With summer in full swing, it’s officially company picnic season! To avoid being the topic of conversation at the water cooler come Monday morning, please proceed with caution.

Work Hard, Play Hard?

Arbitrator M. David Keefe ruled in Marshall Brass Co., 78 LA 806, that the employer had just cause to discharge the grievant based on his behavior at the company-funded summer picnic.

It must be noted that, in addition to taking advantage of the company-authorized beer, the grievant also enjoyed a personal supply of alcoholic beverages. 

This combination led to a series of unfortunate events.

First, the grievant addressed his plant manager in an “unsavory and vulgar” manner. The grievant proceeded to push the manager, causing him to fall back on a child, who was then knocked down to the ground. 

At some point during the picnic (the grievant was unable to remember much from that day), he threw several beer cans at the manager. Fortunately, he missed. Unfortunately, one of the cans struck a witness in the face.

Additionally, the grievant argued that he wished to buy a house, but was unable to, “because of” the manager. In an attempt to persuade the manager to meet with him in the woods, “where matters could be settled,” the grievant also promised said manager that he would kill him.

The grievant eventually made the prudent decision to leave the picnic. However, on his way out, he backed his van into another employee’s vehicle.

Acknowledging that alcohol consumption was the reason for the grievant’s behavior, Keefe concluded it was not an excuse. He noted that “neither the Company nor the Union encouraged or expected any participant to over-indulge.” 

Further, the grievant was not obligated to attend the picnic, but in doing so, he “assumed the normal, social obligation to behave with sufficient grace not to reduce the affair to an ordeal instead of a pleasant interlude,” wrote Keefe. 

Keefe held that the grievant’s actions ran “counter to management's legitimate business interests,” and “could not possibly avoid having carry-back impact” on the in-plant relationship.

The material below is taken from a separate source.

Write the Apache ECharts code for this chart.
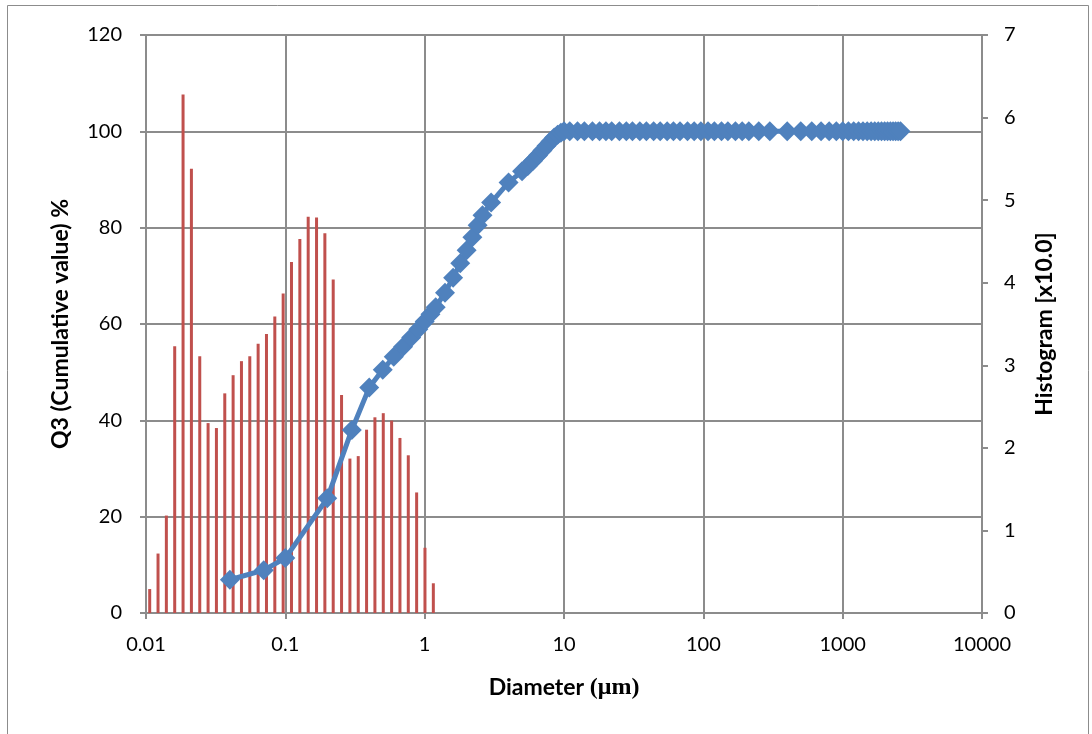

As a general rule, this behavior likely will lead to discipline, and attendance at a picnic does not provide protection from same.

A review of data provided by Bloomberg BNA's Arbitration Award Navigator shows that of the 1,638 arbitration awards involving misconduct, the employer prevailed in 56.9% of cases, the union prevailed in 22.7% of cases, individuals prevailed in 0.2% cases, and 20.2% of cases involved mixed prevailing parties.

(You Gotta) Fight for Your Right (To Picnic)

If you’re one of the unlucky – or, depending on your reading of the above case, lucky – employees whose company will not be hosting a picnic this summer, know your rights.

Concluding that the employer’s unilateral discontinuance of its annual summer picnic constituted a violation of the collective-bargaining agreement, arbitrator Milo G. Flaten ordered the reinstatement of the company’s picnic in Hayssen Manufacturing Co., 82 LA 500.

After over 40 years of hosting the picnic, the company announced its cancellation of the event due to poor economic conditions. In doing so, the employer failed to notify or consult the union.

Flaten pointed to the employer’s practice of issuing an “Annual Statement which itemizes and breaks down non-direct wage benefits received by workers.” Each statement “assigns a dollar value to each benefit bestowed including the Company Picnic,” Flaten said.

Flaten also found that the employer listed the “Annual Company Picnic” as a benefit in the Hayssen Employee Handbook for Hourly Personnel. The past practice of hosting the picnic had “actually been reduced to writing,” the arbitrator wrote. 

Thus, Flaten held, the cancellation of that “legitimate expectation” constituted a contract violation.

Arbitrator William P. Daniel similarly concluded in Mead Westvaco, 120 LA 1368, that “the binding past practice of the employer holding a company picnic” must continue, even though the collective-bargaining agreement failed to reference the picnic.

The employer had sponsored the picnic since the 1920s, but cancelled it due to decreased attendance and increased costs. However, Daniel found that over the years, the picnic had become “a custom and rose to the status of ‘a past practice.’”

Daniel also provided numerous “suggestions in the form of an outline.” He advised the employer to develop a planning committee and return to the basics of a “good old company picnic” with regard to food and beverages. The arbitrator also noted that it “is the union's responsibility to see that its members are informed and encouraged to attend” the event.

Final Point on Company Picnics

Whether you choose to review your collective-bargaining agreement, or the aforementioned cases, plan accordingly for your company’s annual day of fun in the sun (and don’t forget the sunscreen).